E così non solo cambia l'aspetto esteriore della società, cambia anche il suo spirito. Con le discriminazioni, economiche e sociali, che non sono soltanto un fatto; sono un nuovo criterio politico. Sembra proprio che i capi del governo abbiano abbandonato l'ideale dell'eguaglianza, materiale e morale, fra i cittadini: quella eguaglianza nel cui nome erano partiti in guerra contro la vecchia società. E ai tecnici, che lo Stato chiama a dirigere le sue imprese, si concedono stipendi parecchie volte superiori al salario medio degli operai manuali, si assegnano alloggi più o meno lussuosi e si pongono a loro disposizione auto di servizio. Si richiede, intanto, che gli operai obbediscano ai direttori, agli ingegneri, che nelle fabbriche la gerarchia venga assolutamente rispettata e che la disciplina sia ferreamente osservata.

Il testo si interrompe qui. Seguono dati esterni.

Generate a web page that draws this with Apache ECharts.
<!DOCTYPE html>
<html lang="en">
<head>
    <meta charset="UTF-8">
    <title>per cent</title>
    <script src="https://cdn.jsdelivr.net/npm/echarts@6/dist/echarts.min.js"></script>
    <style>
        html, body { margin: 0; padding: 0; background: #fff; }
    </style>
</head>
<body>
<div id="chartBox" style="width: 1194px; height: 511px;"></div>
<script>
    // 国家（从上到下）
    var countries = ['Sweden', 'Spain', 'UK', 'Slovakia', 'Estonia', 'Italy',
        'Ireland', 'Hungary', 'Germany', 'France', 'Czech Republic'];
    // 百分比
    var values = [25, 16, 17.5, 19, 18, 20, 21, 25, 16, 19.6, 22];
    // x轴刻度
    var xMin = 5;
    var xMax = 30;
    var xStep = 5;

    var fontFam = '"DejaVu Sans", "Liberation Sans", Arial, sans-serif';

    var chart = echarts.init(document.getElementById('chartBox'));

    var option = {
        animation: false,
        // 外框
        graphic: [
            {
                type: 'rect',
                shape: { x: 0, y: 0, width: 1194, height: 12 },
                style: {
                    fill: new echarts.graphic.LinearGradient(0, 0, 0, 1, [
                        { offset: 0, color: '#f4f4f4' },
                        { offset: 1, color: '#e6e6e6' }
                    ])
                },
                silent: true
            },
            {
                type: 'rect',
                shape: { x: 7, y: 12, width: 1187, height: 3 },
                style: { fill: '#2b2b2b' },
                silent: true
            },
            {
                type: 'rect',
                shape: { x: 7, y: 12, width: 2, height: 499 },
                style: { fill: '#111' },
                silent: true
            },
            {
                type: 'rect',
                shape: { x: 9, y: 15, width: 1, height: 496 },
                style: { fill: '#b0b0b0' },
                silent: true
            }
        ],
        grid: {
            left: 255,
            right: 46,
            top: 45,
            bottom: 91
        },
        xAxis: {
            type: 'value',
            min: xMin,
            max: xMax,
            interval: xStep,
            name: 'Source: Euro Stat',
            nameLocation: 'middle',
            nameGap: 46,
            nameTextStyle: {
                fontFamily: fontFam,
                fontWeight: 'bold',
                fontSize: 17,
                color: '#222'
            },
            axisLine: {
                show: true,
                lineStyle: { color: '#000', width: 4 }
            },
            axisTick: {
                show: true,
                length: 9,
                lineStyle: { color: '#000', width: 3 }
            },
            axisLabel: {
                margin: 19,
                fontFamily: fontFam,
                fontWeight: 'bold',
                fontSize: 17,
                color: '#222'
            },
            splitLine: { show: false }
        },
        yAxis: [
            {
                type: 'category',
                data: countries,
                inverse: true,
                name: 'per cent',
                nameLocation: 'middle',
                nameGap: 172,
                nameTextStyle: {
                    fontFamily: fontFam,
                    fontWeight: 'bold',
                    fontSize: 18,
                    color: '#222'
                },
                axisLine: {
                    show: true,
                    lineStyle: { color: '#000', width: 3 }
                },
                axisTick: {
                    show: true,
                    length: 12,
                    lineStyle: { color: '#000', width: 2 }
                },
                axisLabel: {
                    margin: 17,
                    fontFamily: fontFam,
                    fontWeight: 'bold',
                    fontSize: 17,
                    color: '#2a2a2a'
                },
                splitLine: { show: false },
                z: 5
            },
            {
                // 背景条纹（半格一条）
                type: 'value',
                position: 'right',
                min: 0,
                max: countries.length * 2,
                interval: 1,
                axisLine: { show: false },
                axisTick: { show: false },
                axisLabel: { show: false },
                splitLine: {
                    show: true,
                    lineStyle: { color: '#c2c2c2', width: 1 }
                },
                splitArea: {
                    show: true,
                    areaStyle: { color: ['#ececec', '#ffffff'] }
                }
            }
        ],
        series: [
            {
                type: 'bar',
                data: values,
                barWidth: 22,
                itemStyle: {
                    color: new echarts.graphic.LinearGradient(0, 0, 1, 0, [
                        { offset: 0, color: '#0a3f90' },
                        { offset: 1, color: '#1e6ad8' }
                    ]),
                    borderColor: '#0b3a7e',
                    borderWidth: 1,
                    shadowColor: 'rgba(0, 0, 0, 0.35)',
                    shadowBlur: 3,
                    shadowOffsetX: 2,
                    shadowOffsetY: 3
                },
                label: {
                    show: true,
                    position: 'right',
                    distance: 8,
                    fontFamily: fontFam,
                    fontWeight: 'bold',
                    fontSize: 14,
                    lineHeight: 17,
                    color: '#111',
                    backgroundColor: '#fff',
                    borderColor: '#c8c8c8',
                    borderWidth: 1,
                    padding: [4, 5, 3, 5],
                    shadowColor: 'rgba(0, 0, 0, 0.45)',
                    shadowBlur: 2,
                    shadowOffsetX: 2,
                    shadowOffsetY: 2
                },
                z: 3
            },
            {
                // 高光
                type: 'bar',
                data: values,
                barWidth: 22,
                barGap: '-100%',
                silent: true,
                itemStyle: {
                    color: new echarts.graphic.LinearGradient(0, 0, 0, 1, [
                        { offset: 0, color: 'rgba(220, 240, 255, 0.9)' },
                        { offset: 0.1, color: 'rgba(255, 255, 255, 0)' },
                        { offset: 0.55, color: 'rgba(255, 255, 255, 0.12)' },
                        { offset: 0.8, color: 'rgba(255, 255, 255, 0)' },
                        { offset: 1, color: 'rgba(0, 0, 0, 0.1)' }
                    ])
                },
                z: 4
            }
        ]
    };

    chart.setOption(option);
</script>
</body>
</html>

Restano sulla scena del Paese, accanto ai grandi ed innegabili successi, ampie zone d’ombra. Con 150 milioni di cinesi che si trovano sotto la soglia di povertà. E per chi può, ora il governo ha deciso di riaprire i bordelli. Mao nel 1949 li aveva chiusi ed oggi i comunisti li riaprono. Sorgono come funghi a Dongguan, nel cuore industriale del Paese. Qui sono già all’opera 300mila prostitute controllate e certificate. Si muovono in una rete di bar,  saune, centri di massaggi e discoteche. E il partito e le strutture amministrative garantiscono, con 300 ispettori, l’ordine e la sanità. Le prostitute, al momento, sono oltre 300mila e il settore impiega stabilmente 800mila addetti. Ma per Pechino non si tratta di “prostituzione” bensì di "sostegno umano". Prezzi modici, dicono gli occidentali che hanno visitato Dongguan: due ore standard, con "doppio amplesso su letto ad acqua", costano tra i 15 e gli 80 euro.  Il capitalismo ci vede bene anche con gli occhi a mandorla.